Maine awards two Electoral College votes to the presidential candidate who wins the majority of statewide votes, and one each to the winner in each of the two congressional districts, the solidly liberal southern 1st District, and the much more conservative northern 2nd District. The president is ahead in both districts; but it is close in the 2nd. With hotly contested New Hampshire geographically contingent with most of Maine, and each sharing media markets, there is a viable chance the 2nd District will give a slight majority to Mitt Romney, thereby giving him an unexpected, and possibly crucial, Electoral College vote.
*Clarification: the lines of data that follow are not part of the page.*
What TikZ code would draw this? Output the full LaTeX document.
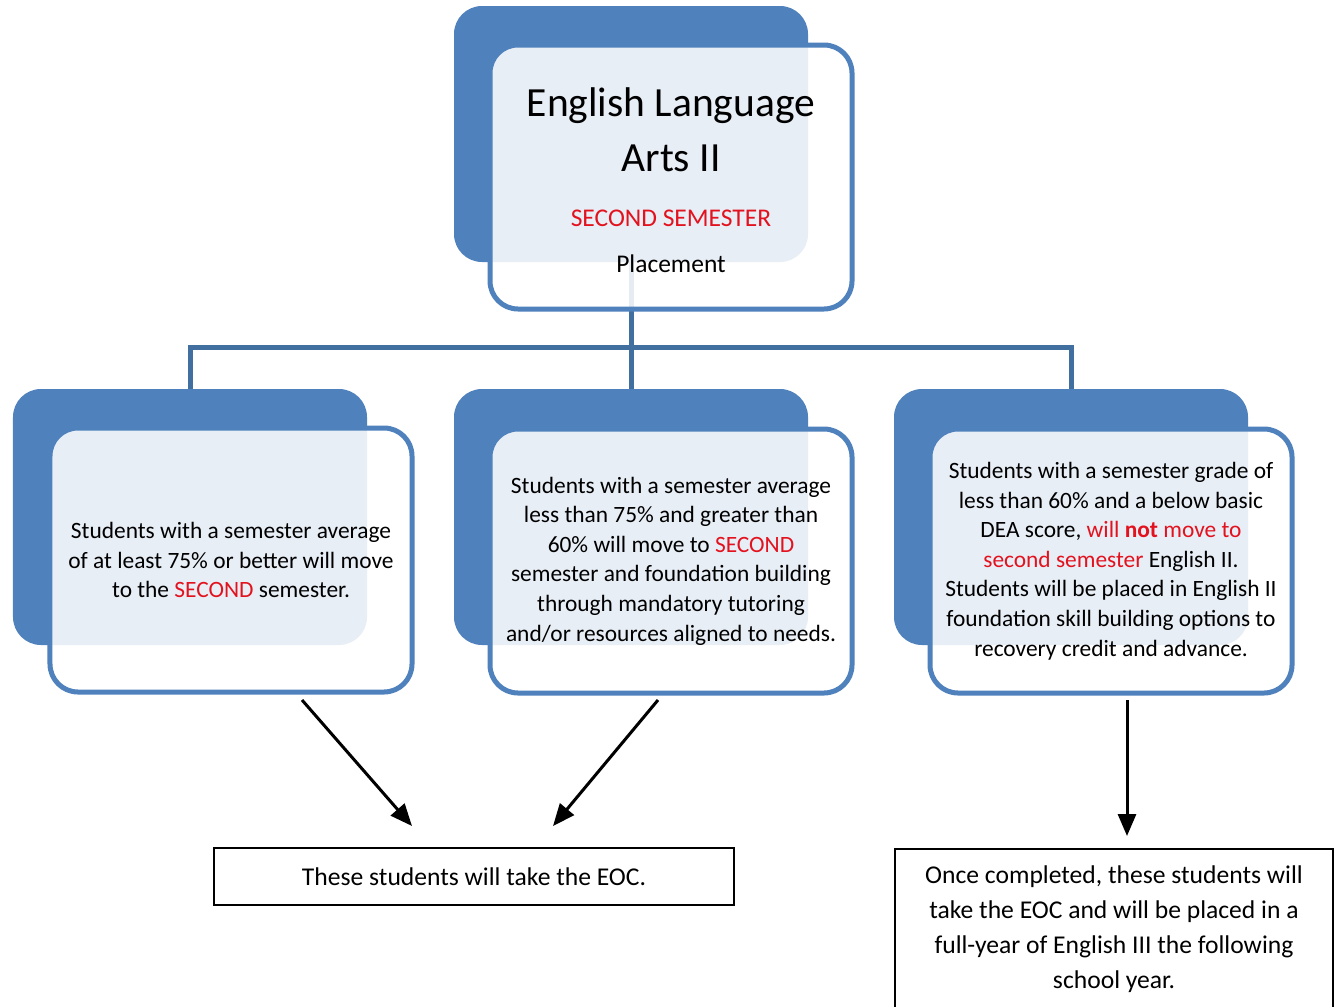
\documentclass[tikz,border=0pt]{standalone}
\usepackage{fontspec}
\setmainfont{Carlito}
\usetikzlibrary{arrows.meta}
\definecolor{accent}{RGB}{79,129,189}
\definecolor{connblue}{RGB}{65,112,160}
\definecolor{redtxt}{RGB}{226,18,30}
\newcommand{\rd}[1]{\textcolor{redtxt}{#1}}
\tikzset{
  backbox/.style={fill=accent, draw=none, rounded corners=28bp, minimum width=354bp, minimum height=256bp, inner sep=0pt},
  frontbox/.style={fill=white, fill opacity=0.87, text opacity=1, draw=accent, line width=5bp, rounded corners=28bp, minimum width=362bp, minimum height=264bp, align=center, inner sep=0pt},
  conn/.style={draw=connblue, line width=5bp},
  arr/.style={draw=black, line width=3bp, -{Triangle[length=22bp,width=18bp]}},
  plainbox/.style={draw=black, line width=1.6bp, fill=white, align=center, inner sep=0pt},
  bodytxt/.style={font=\fontsize{23.4bp}{29.6bp}\selectfont},
  txt/.style={align=center, inner sep=0pt, anchor=base}
}
\begin{document}
\begin{tikzpicture}[x=1bp,y=-1bp]
\useasboundingbox (0,0) rectangle (1337,1006);
\clip (0,0) rectangle (1337,1006);
\fill[white] (0,0) rectangle (1337,1006);
% back boxes
\node[backbox] (tb) at (631,134) {};
\node[backbox] (lb) at (190,517) {};
\node[backbox] (mb) at (631,517) {};
\node[backbox] (rb) at (1071,517) {};
% connectors
\draw[conn] (tb.south) -- (mb.north);
\draw[conn] (lb.north) -- ++(0,-41) -| (rb.north);
% front boxes
\node[frontbox] (tf) at (671,177) {};
\node[txt, font=\fontsize{41.5bp}{50bp}\selectfont] (t1) at (671,116) {English Language};
\node[txt, font=\fontsize{41.5bp}{50bp}\selectfont] (t2) at (671,171) {Arts II};
\node[txt, font=\fontsize{25.5bp}{30bp}\selectfont] (t3) at (671,226) {\rd{SECOND SEMESTER}};
\node[txt, font=\fontsize{25.5bp}{30bp}\selectfont] (t4) at (671,272) {Placement};
\node[frontbox, bodytxt] (lf) at (231,560) {Students with a semester average\\ of at least 75\% or better will move\\ to the \rd{SECOND} semester.};
\node[frontbox, bodytxt] (mf) at (671,561) {Students with a semester average\\ less than 75\% and greater than\\ 60\% will move to \rd{SECOND}\\ semester and foundation building\\ through mandatory tutoring\\ and/or resources aligned to needs.};
\node[frontbox, bodytxt] (rf) at (1111,561) {Students with a semester grade of\\ less than 60\% and a below basic\\ DEA score, \rd{will \textbf{not} move to}\\ \rd{second semester} English II.\\ Students will be placed in English II\\ foundation skill building options to\\ recovery credit and advance.};
% bottom boxes
\node[plainbox, minimum width=520bp, minimum height=57bp, font=\fontsize{25.6bp}{30bp}\selectfont] (eoc) at (474,876.5) {These students will take the EOC.};
\node[plainbox, minimum width=438bp, minimum height=170bp] (eoc2) at (1114,934) {};
\node[txt, font=\fontsize{25.6bp}{35bp}\selectfont, anchor=north] (eoc2t) at (1114,866) {Once completed, these students will\\ take the EOC and will be placed in a\\ full-year of English III the following\\ school year.};
% arrows
\coordinate (a1s) at (302,700);
\coordinate (a1e) at (412,826);
\coordinate (a2s) at (658,700);
\coordinate (a2e) at (553,826);
\coordinate (a3s) at (1127,700);
\coordinate (a3e) at (1127,836);
\draw[arr] (a1s) -- (a1e);
\draw[arr] (a2s) -- (a2e);
\draw[arr] (a3s) -- (a3e);
\end{tikzpicture}
\end{document}
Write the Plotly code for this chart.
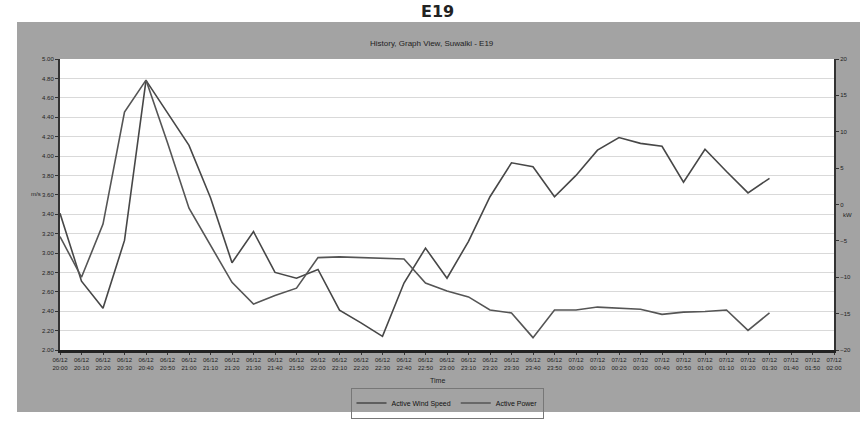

Finally, but perhaps most significant, on the November ballot is a statewide referendum seeking to reverse a 2009 people’s referendum that overthrew the Maine Legislature’s previous approval of gay marriage (with Democratic and Catholic Gov. John Baldacci’s compliance, reversing his previous pledge to veto such legislation). If pro-gay marriage forces are successful, Maine will be the first state to enact gay marriage by popular vote, with enormous national implications. Right now, approval of gay marriage seems likely, with gay marriage leading in the polls, and with the pro forces so far out-raising the anti’s by a huge margin of 8 to 1. However, in the 2009 vote, gay marriage led in the polls right up to the end, and the pro forces out-raised the anti’s by a significant margin; yet, gay marriage was then defeated 53 percent to 47 percent.

In 2009 the Catholic Diocese of Portland took a very active, public role in opposing gay marriage; contributing staff, volunteers and funds (some of which were raised nationally) and joining with other organizations, primarily conservative Protestants, to fund a statewide advertising and promotional effort. Today, the diocese is without a resident bishop, as former Bishop Malone has officially taken over the Diocese of Buffalo in New York after a papal appointment, before a replacement had been named. He remains “administrator” of the Portland Diocese (which encompasses the whole state).

The diocese is taking a more low-key approach this year, aimed primarily at Catholics — to educate them on the importance of traditional marriage, and, at least indirectly, to try to influence their vote in the new gay-marriage referendum. The diocese had received a great deal of criticism, both from within and without, on the aggressive, and expensive (given the poor state of diocesan finances) effort made to repel gay marriage in 2009. It is unclear how this new approach will affect the vote for or against gay marriage this November. Twenty-five percent of Mainers identify themselves as Catholic, in one of the most secular states in the nation. (In contrast, in a recent poll, only 1.8% of residents of Maine’s largest city, Portland, identified themselves with any religion.) In addition about 40 percent of Mainers are of Franco-American descent, with historically strong Catholic cultural ties.

Mainers are notoriously independent and often ticket-splitters. Likewise, Catholic Mainers do not often vote as a block, even on issues like gay marriage. (A significant number of Catholics have organized in support of gay marriage, and they were recently addressed by Baldacci, who signed the original gay-marriage bill into law.) Nor do Franco-Americans, at least historically and nominally Catholic, vote as a block today, as they often did  in the past — supporting the Democratic Party, because of the real and perceived discrimination on the part of  Republicans, including the notorious Vice President Blaine. This year may be different. With gay marriage on the ballot, with a Franco-American governor opposed to gay marriage and a staunch Tea Party Republican, and with his agenda on the line in the state legislative elections — and with perhaps the control of the U.S. Senate up for grabs — choices made by Catholic voters in Maine may prove decisive.

In November, “tiny” Maine may affect the political history of this country, perhaps as much as it did in 1820, when the former Massachusetts territory split and joined the United States as a free state in the famous, Civil-War-delaying Missouri Compromise.